It is doing what you said it should… your question states that:

• create an index that is failing should continue to create the remaining indexes to th the end

There is a comment in the code that says:

first index is wrong because col0 does not exist

The output shows:

create index sst_ind1 on sst_table(col0)
ERROR WITH create index sst_ind1 on sst_table(col0)

… so that index creation fails as expected (hiding the real error, which is unhelpful, as @Koen said); then it continues, and shows:

create index sst_ind2 on sst_table(col2)

… which apparently succeeds. So it has continued to create the remaining indexes.

You are using the flag is_all_index_created to keep track of any issues. That is being set to false by the expected failure. Then at the end of your code you have:

    IF NOT is_all_index_created THEN
        RAISE_APPLICATION_ERROR(-20001, 'PROBLEM CREATING INDEX');
    END IF;

and that is the error you are seeing:

DECLARE
*
ERROR at line 1:
ORA-20001: PROBLEM CREATING INDEX
ORA-06512: at line 49

You are getting an error because your code says to raise that error, so there isn’t anything to fix, given that you want/expect the first index creation to fail.

At the start of the script you have

WHENEVER SQLERROR EXIT SQL.SQLCODE;

so your script will exit with code -20001, indicating a failure, rather then zero, indicating success. You might not actually see -20001 though, it may be mod’d to a smaller range; Unix-y scripts wrap around if the exit code is outside the allowed range, so you might see -33 or 233, for instance. (Which is a reason to avoid using that, as some actual error codes would wrap to zero and look like success… its safer to ... EXIT FAILURE)

If you just want your script to exit with a non-zero code but not raise/show the exception then you can use a bind variable to track the overall status, something like:

set serveroutput on;
WHENEVER SQLERROR EXIT SQL.SQLCODE;

variable exit_code number;

DECLARE
    index_not_exists EXCEPTION;
    ...
    sql_to_exec varchar(200);
    --is_all_index_created boolean := TRUE;

BEGIN
    :exit_code := 0;

    ...
    FOR l_index IN ind_to_create.FIRST..ind_to_create.LAST LOOP
        BEGIN
            dbms_output.put_line(ind_to_create(l_index));
            EXECUTE IMMEDIATE ind_to_create(l_index);
        EXCEPTION
            WHEN OTHERS THEN
                dbms_output.put_line('ERROR WITH ' || ind_to_create(l_index));
                --is_all_index_created := FALSE;
                :exit_code := 1;
        END;
    END LOOP;

--    IF NOT is_all_index_created THEN
--        RAISE_APPLICATION_ERROR(-20001, 'PROBLEM CREATING INDEX');
--    END IF;
    -- optional
    IF :exit_code != 0 THEN
        dbms_output.put_line('PROBLEM CREATING INDEX');
    END IF:

END;
/

--exit
exit :exit_code;

Instead of your current boolean flag, this sets the exit_code bind variable to 1 if an error occurs, and exists with that; and you’ll still have the index-specific dbms_output messages you can review. The PL/SQL block no longer raises an exception, so you won’t get the ERROR AT LINE 1 in the output.

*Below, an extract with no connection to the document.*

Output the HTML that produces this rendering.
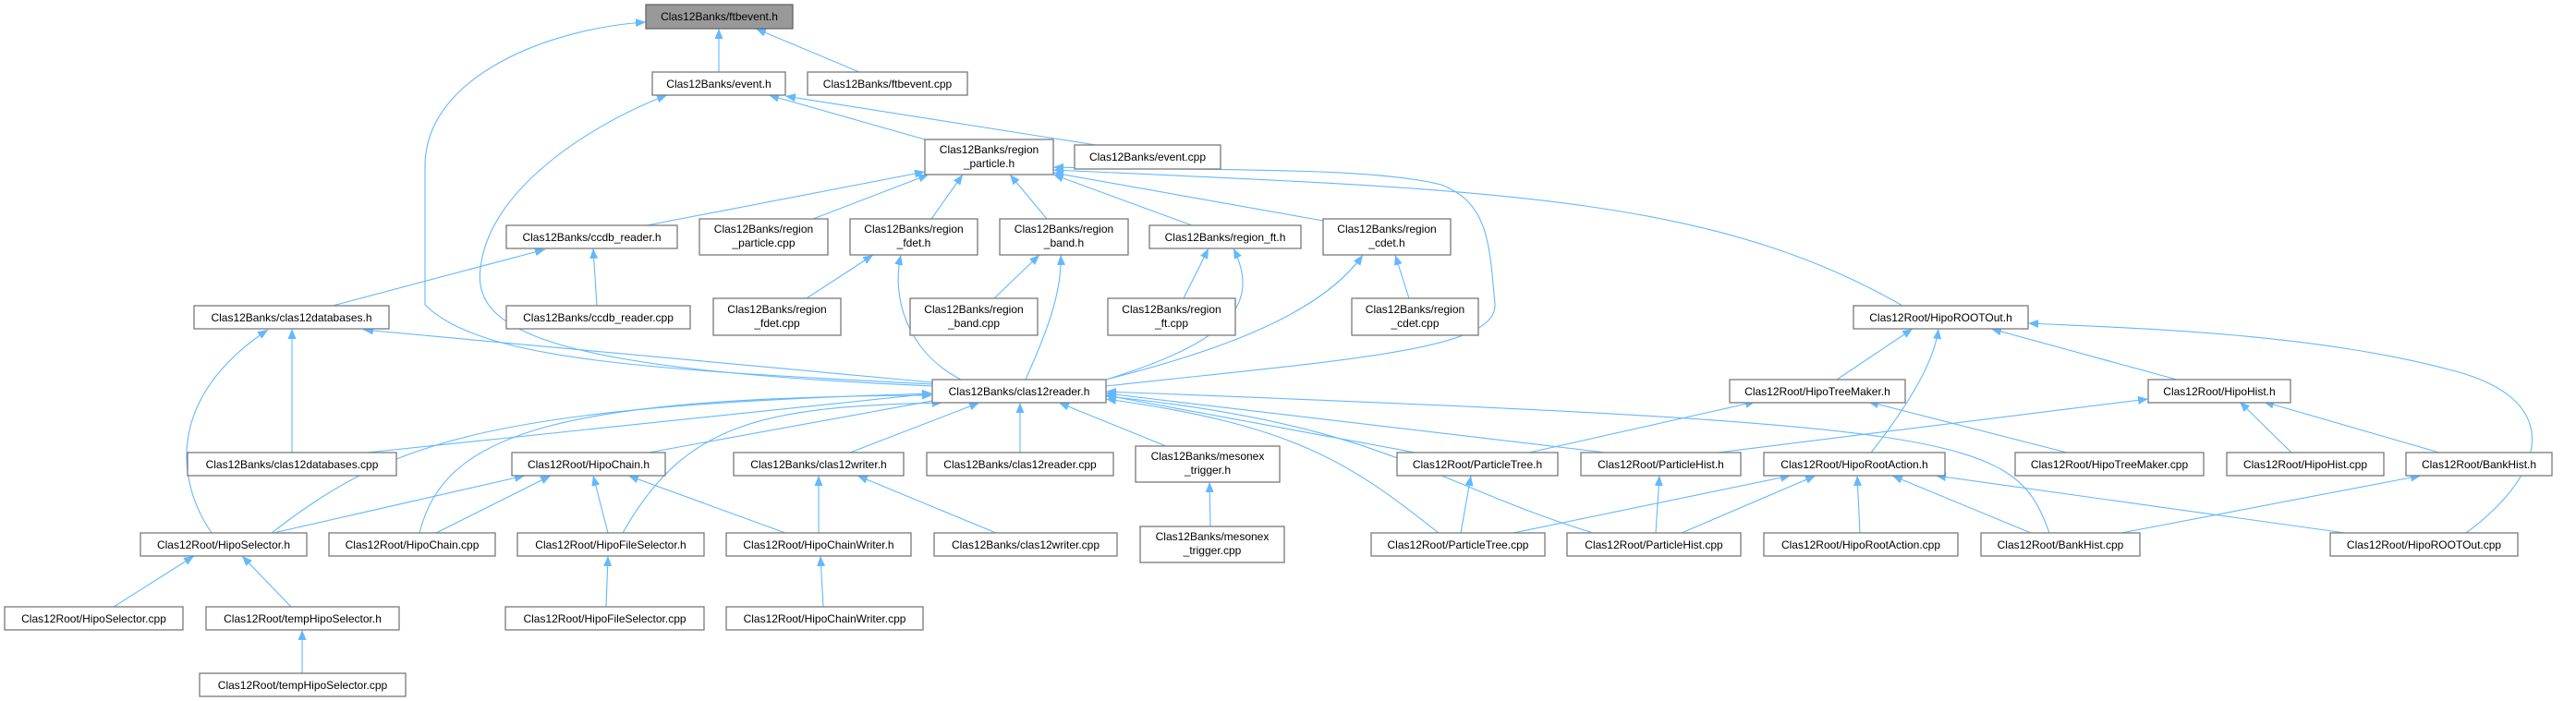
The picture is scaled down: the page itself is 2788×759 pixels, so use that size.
<!DOCTYPE html>
<html><head><meta charset="utf-8"><style>
html,body{margin:0;padding:0;background:#fff;}
svg{display:block;}
text{font-family:"Liberation Sans",Arial,sans-serif;font-size:12px;fill:#000;text-anchor:middle;}
.b{fill:#fff;stroke:#7a7a7a;stroke-width:1.3;}
.e{fill:none;stroke:#63b8ff;stroke-width:1.1;marker-end:url(#a);}
</style></head><body>
<svg width="2788" height="759" viewBox="0 0 2788 759" xmlns="http://www.w3.org/2000/svg">
<defs><marker id="a" markerUnits="userSpaceOnUse" markerWidth="12" markerHeight="10" refX="11" refY="4.5" orient="auto"><path d="M0,0 L11,4.5 L0,9 z" fill="#63b8ff"/></marker></defs>
<g>
<path class="e" d="M778,78 L778,31"/>
<path class="e" d="M930,78 L818,31"/>
<path class="e" d="M1009,416 C700,400 520,390 460,330 L460,180 C460,80 600,30 699,24"/>
<path class="e" d="M1009,418 C600,400 510,360 520,290 C530,200 650,130 722,103"/>
<path class="e" d="M1001,151 L832,103"/>
<path class="e" d="M1186,157 L850,104"/>
<path class="e" d="M700,244 L1001,186"/>
<path class="e" d="M880,237 L1005,189"/>
<path class="e" d="M1008,237 L1042,189"/>
<path class="e" d="M1133,237 L1093,189"/>
<path class="e" d="M1290,244 L1140,189"/>
<path class="e" d="M1432,239 L1140,187"/>
<path class="e" d="M2059,331 C1850,210 1600,205 1140,184"/>
<path class="e" d="M1197,418 C1450,390 1620,380 1618,330 C1612,260 1610,220 1560,200 C1480,180 1300,185 1140,181"/>
<path class="e" d="M360,331 L590,270"/>
<path class="e" d="M646,331 L642,269"/>
<path class="e" d="M873,323 L945,276"/>
<path class="e" d="M1040,411 C980,380 965,320 975,276"/>
<path class="e" d="M1076,323 L1125,276"/>
<path class="e" d="M1110,411 C1128,370 1150,320 1148,276"/>
<path class="e" d="M1281,323 L1308,269"/>
<path class="e" d="M1197,411 C1330,370 1365,330 1335,269"/>
<path class="e" d="M1525,323 L1510,276"/>
<path class="e" d="M1197,411 C1320,380 1430,340 1475,276"/>
<path class="e" d="M1009,414 L393,357"/>
<path class="e" d="M316,490 L316,356"/>
<path class="e" d="M229,577 C190,520 180,430 290,357"/>
<path class="e" d="M1988,411 L2070,356"/>
<path class="e" d="M2025,490 C2080,420 2095,380 2098,356"/>
<path class="e" d="M2356,411 L2155,356"/>
<path class="e" d="M2669,577 C2760,510 2775,430 2650,400 C2500,360 2300,355 2195,350"/>
<path class="e" d="M397,490 L1009,426"/>
<path class="e" d="M702,490 L1020,432"/>
<path class="e" d="M920,490 L1060,436"/>
<path class="e" d="M1104,490 L1104,436"/>
<path class="e" d="M1262,483 L1146,436"/>
<path class="e" d="M294,577 C420,480 520,440 1009,426"/>
<path class="e" d="M454,577 C480,470 600,430 1009,428"/>
<path class="e" d="M674,577 C740,460 820,440 1020,436"/>
<path class="e" d="M1532,490 L1197,428"/>
<path class="e" d="M1738,490 L1197,426"/>
<path class="e" d="M1557,577 C1460,500 1400,460 1197,432"/>
<path class="e" d="M1724,577 C1540,520 1500,460 1197,429"/>
<path class="e" d="M2218,577 C2180,470 2130,460 1197,424"/>
<path class="e" d="M296,577 L568,515"/>
<path class="e" d="M472,577 L596,515"/>
<path class="e" d="M658,577 L642,515"/>
<path class="e" d="M850,577 L680,515"/>
<path class="e" d="M886,577 L886,515"/>
<path class="e" d="M1078,577 L928,515"/>
<path class="e" d="M1310,570 L1309,522"/>
<path class="e" d="M123,657 L210,602"/>
<path class="e" d="M315,657 L262,602"/>
<path class="e" d="M327,729 L327,682"/>
<path class="e" d="M656,657 L658,602"/>
<path class="e" d="M891,657 L888,602"/>
<path class="e" d="M1655,490 L1900,435"/>
<path class="e" d="M2237,490 L2022,435"/>
<path class="e" d="M1859,490 L2325,432"/>
<path class="e" d="M2480,490 L2424,435"/>
<path class="e" d="M2640,490 L2450,435"/>
<path class="e" d="M1581,577 L1592,515"/>
<path class="e" d="M1792,577 L1796,515"/>
<path class="e" d="M1638,577 L1938,515"/>
<path class="e" d="M1820,577 L1965,515"/>
<path class="e" d="M2013,577 L2010,515"/>
<path class="e" d="M2198,577 L2048,515"/>
<path class="e" d="M2538,577 L2095,515"/>
<path class="e" d="M2296,577 L2620,515"/>
</g>
<g>
<rect x="699" y="5" width="159" height="26" fill="#999" stroke="#666" stroke-width="1.3"/><text x="778.5" y="22">Clas12Banks/ftbevent.h</text>
<rect class="b" x="706" y="78" width="144" height="25"/><text x="778" y="95">Clas12Banks/event.h</text>
<rect class="b" x="874" y="78" width="173" height="25"/><text x="960.5" y="95">Clas12Banks/ftbevent.cpp</text>
<rect class="b" x="1001" y="151" width="139" height="38"/><text x="1070.5" y="166">Clas12Banks/region</text><text x="1070.5" y="181">_particle.h</text>
<rect class="b" x="1163" y="157" width="158" height="26"/><text x="1242" y="174">Clas12Banks/event.cpp</text>
<rect class="b" x="548" y="244" width="185" height="25"/><text x="640.5" y="261">Clas12Banks/ccdb_reader.h</text>
<rect class="b" x="757" y="237" width="139" height="39"/><text x="826.5" y="252">Clas12Banks/region</text><text x="826.5" y="267">_particle.cpp</text>
<rect class="b" x="920" y="237" width="138" height="39"/><text x="989" y="252">Clas12Banks/region</text><text x="989" y="267">_fdet.h</text>
<rect class="b" x="1082" y="237" width="139" height="39"/><text x="1151.5" y="252">Clas12Banks/region</text><text x="1151.5" y="267">_band.h</text>
<rect class="b" x="1244" y="244" width="164" height="25"/><text x="1326" y="261">Clas12Banks/region_ft.h</text>
<rect class="b" x="1432" y="237" width="138" height="39"/><text x="1501" y="252">Clas12Banks/region</text><text x="1501" y="267">_cdet.h</text>
<rect class="b" x="210" y="331" width="211" height="25"/><text x="315.5" y="348">Clas12Banks/clas12databases.h</text>
<rect class="b" x="548" y="331" width="199" height="25"/><text x="647.5" y="348">Clas12Banks/ccdb_reader.cpp</text>
<rect class="b" x="772" y="323" width="138" height="40"/><text x="841" y="339">Clas12Banks/region</text><text x="841" y="354">_fdet.cpp</text>
<rect class="b" x="985" y="323" width="138" height="40"/><text x="1054" y="339">Clas12Banks/region</text><text x="1054" y="354">_band.cpp</text>
<rect class="b" x="1199" y="323" width="138" height="40"/><text x="1268" y="339">Clas12Banks/region</text><text x="1268" y="354">_ft.cpp</text>
<rect class="b" x="1463" y="323" width="137" height="40"/><text x="1531.5" y="339">Clas12Banks/region</text><text x="1531.5" y="354">_cdet.cpp</text>
<rect class="b" x="2006" y="331" width="189" height="25"/><text x="2100.5" y="348">Clas12Root/HipoROOTOut.h</text>
<rect class="b" x="1009" y="411" width="188" height="25"/><text x="1103" y="428">Clas12Banks/clas12reader.h</text>
<rect class="b" x="1872" y="411" width="190" height="25"/><text x="1967" y="428">Clas12Root/HipoTreeMaker.h</text>
<rect class="b" x="2325" y="411" width="154" height="25"/><text x="2402" y="428">Clas12Root/HipoHist.h</text>
<rect class="b" x="203" y="490" width="226" height="25"/><text x="316" y="507">Clas12Banks/clas12databases.cpp</text>
<rect class="b" x="554" y="490" width="166" height="25"/><text x="637" y="507">Clas12Root/HipoChain.h</text>
<rect class="b" x="794" y="490" width="184" height="25"/><text x="886" y="507">Clas12Banks/clas12writer.h</text>
<rect class="b" x="1003" y="490" width="202" height="25"/><text x="1104" y="507">Clas12Banks/clas12reader.cpp</text>
<rect class="b" x="1229" y="483" width="156" height="39"/><text x="1307" y="498">Clas12Banks/mesonex</text><text x="1307" y="513">_trigger.h</text>
<rect class="b" x="1512" y="490" width="174" height="25"/><text x="1599" y="507">Clas12Root/ParticleTree.h</text>
<rect class="b" x="1711" y="490" width="173" height="25"/><text x="1797.5" y="507">Clas12Root/ParticleHist.h</text>
<rect class="b" x="1909" y="490" width="196" height="25"/><text x="2007" y="507">Clas12Root/HipoRootAction.h</text>
<rect class="b" x="2181" y="490" width="204" height="25"/><text x="2283" y="507">Clas12Root/HipoTreeMaker.cpp</text>
<rect class="b" x="2410" y="490" width="170" height="25"/><text x="2495" y="507">Clas12Root/HipoHist.cpp</text>
<rect class="b" x="2604" y="490" width="158" height="25"/><text x="2683" y="507">Clas12Root/BankHist.h</text>
<rect class="b" x="152" y="577" width="180" height="25"/><text x="242" y="594">Clas12Root/HipoSelector.h</text>
<rect class="b" x="356" y="577" width="180" height="25"/><text x="446" y="594">Clas12Root/HipoChain.cpp</text>
<rect class="b" x="560" y="577" width="202" height="25"/><text x="661" y="594">Clas12Root/HipoFileSelector.h</text>
<rect class="b" x="786" y="577" width="200" height="25"/><text x="886" y="594">Clas12Root/HipoChainWriter.h</text>
<rect class="b" x="1011" y="577" width="198" height="25"/><text x="1110" y="594">Clas12Banks/clas12writer.cpp</text>
<rect class="b" x="1234" y="570" width="156" height="39"/><text x="1312" y="585">Clas12Banks/mesonex</text><text x="1312" y="600">_trigger.cpp</text>
<rect class="b" x="1484" y="577" width="188" height="25"/><text x="1578" y="594">Clas12Root/ParticleTree.cpp</text>
<rect class="b" x="1696" y="577" width="188" height="25"/><text x="1790" y="594">Clas12Root/ParticleHist.cpp</text>
<rect class="b" x="1909" y="577" width="210" height="25"/><text x="2014" y="594">Clas12Root/HipoRootAction.cpp</text>
<rect class="b" x="2144" y="577" width="172" height="25"/><text x="2230" y="594">Clas12Root/BankHist.cpp</text>
<rect class="b" x="2522" y="577" width="203" height="25"/><text x="2623.5" y="594">Clas12Root/HipoROOTOut.cpp</text>
<rect class="b" x="5" y="657" width="193" height="25"/><text x="101.5" y="674">Clas12Root/HipoSelector.cpp</text>
<rect class="b" x="223" y="657" width="209" height="25"/><text x="327.5" y="674">Clas12Root/tempHipoSelector.h</text>
<rect class="b" x="547" y="657" width="215" height="25"/><text x="654.5" y="674">Clas12Root/HipoFileSelector.cpp</text>
<rect class="b" x="786" y="657" width="213" height="25"/><text x="892.5" y="674">Clas12Root/HipoChainWriter.cpp</text>
<rect class="b" x="216" y="729" width="223" height="25"/><text x="327.5" y="746">Clas12Root/tempHipoSelector.cpp</text>
</g>
</svg>
</body></html>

The script handles any exceptions that are raised but does not show what the error is. Have a look at this block in the script.

        EXCEPTION
            WHEN OTHERS THEN
                dbms_output.put_line('ERROR WITH ' || ind_to_create(l_index));
                is_all_index_created := FALSE;
        END;

What it does is:
If any type of error occurs, then print to the screen that … there is an error.

That isn’t very helpful. There are a couple of built in functions to give you more info. SQLERRM gives the error code and error description, SQLCODE will just show the error code, dbms_utility.format_error_backtrace shows the complete stack.

For your case, SQLERRM should probably be enough.

        EXCEPTION
            WHEN OTHERS THEN
                dbms_output.put_line('ERROR WITH ' || ind_to_create(l_index));
                dbms_output.put_line(SQLERRM);
                is_all_index_created := FALSE;
        END;